Groomsmen: Decorating the Getaway Car

Groomsmen, it's time to gussy up the bride's and groom's jalopy. Read on for tips on how to decorate the getaway car.

Photo: Eclectic Images Photography

All right, groomsmen, decorating the getaway mobile is one of your easiest wedding duties -- so do it right! You know the drill: the train of tin cans, "Just Hitched" scribbled in soap on the back window, the whole nine yards. If you want, let the bridesmaids in on the action and share the fun.

When to do it

The best source of timing information is likely the bride's mother, especially if she's been involved in the wedding planning. Approach her at a calm moment and ask when the couple plans to ride off into the sunset. If she doesn't know, try asking your buddy the groom -- without arousing suspicion, of course. Finish all decorations before the couple skedaddles; you don't want to send them off in a half-finished jalopy.

Materials

This depends on the vehicle in which they're making their exit. If it's a rented limo, ask the driver about restrictions before incurring his wrath and adding a hundred-dollar cleaning fee to the bride's and groom’s bill.

If it's the best man's car or even the groom's car, feel free to go wild, but don’t use materials that will damage the car's finish. The avoid-at-all-costs list includes spray paint (duh), whipped cream (anything containing sugar will wreck a paint job), and electrical and masking tape. Also, remember that tin cans will spark against pavement, which may be dangerous (and it's even illegal in some areas).

What can you use? Write on windows with bar soap or shaving cream. Attach plastic soda bottles (no sparks) or streamers to the rear bumper. You can also tie streamers to the antenna and front bumper, and attach rosettes made of streamers to the car's roof -- but don't use any tape that will pull off paint!
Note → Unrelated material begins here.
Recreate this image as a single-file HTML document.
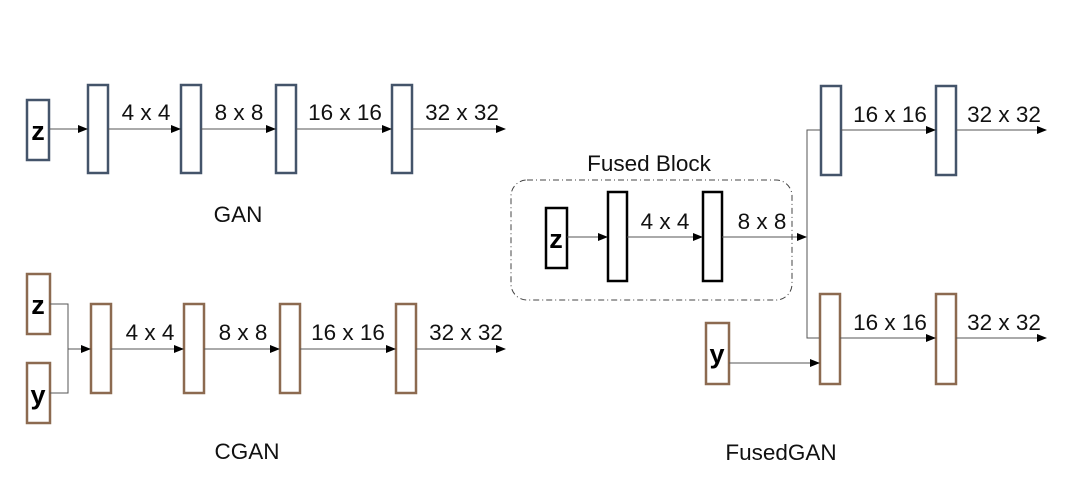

Stick with Scotch tape, and don't be surprised if some décor flies off as the couple makes their move. To make a grand statement, you can even attach a placard to the car's rear -- just don't hide the license plate! A visit from the fuzz could mar an otherwise excellent getaway.

One automotive decorator used white shoe polish to write messages on the getaway car's windows. He says he stuck with the traditional, "Just Married," but you can get a little more creative with, "Just Hitched," "Finally Hitched," "Tied the Knot," "Lovebirds," "Old Married Couple," or whatever strikes your fancy. You can also use bar soap or shaving cream instead of shoe polish. For a darker car, write on the body of the car itself with soap or shaving cream.

Why Decorate?

If you've ever seen a convoy of cars drive by decorated for a wedding day, you know the commotion it causes: People honk their horns, scream congratulations out their car windows, or wave from the sidewalk. What a way to exit the wedding reception -- or even to arrive there from the ceremony! Many Latino weddings in Los Angeles feature a fleet of cars decorated with crepe paper rosettes and streamers. Take a cue from this tradition if the ceremony and reception take place at different locales -- decorate the cars before the group moves between locations. It will make the journey as fun as the reception itself.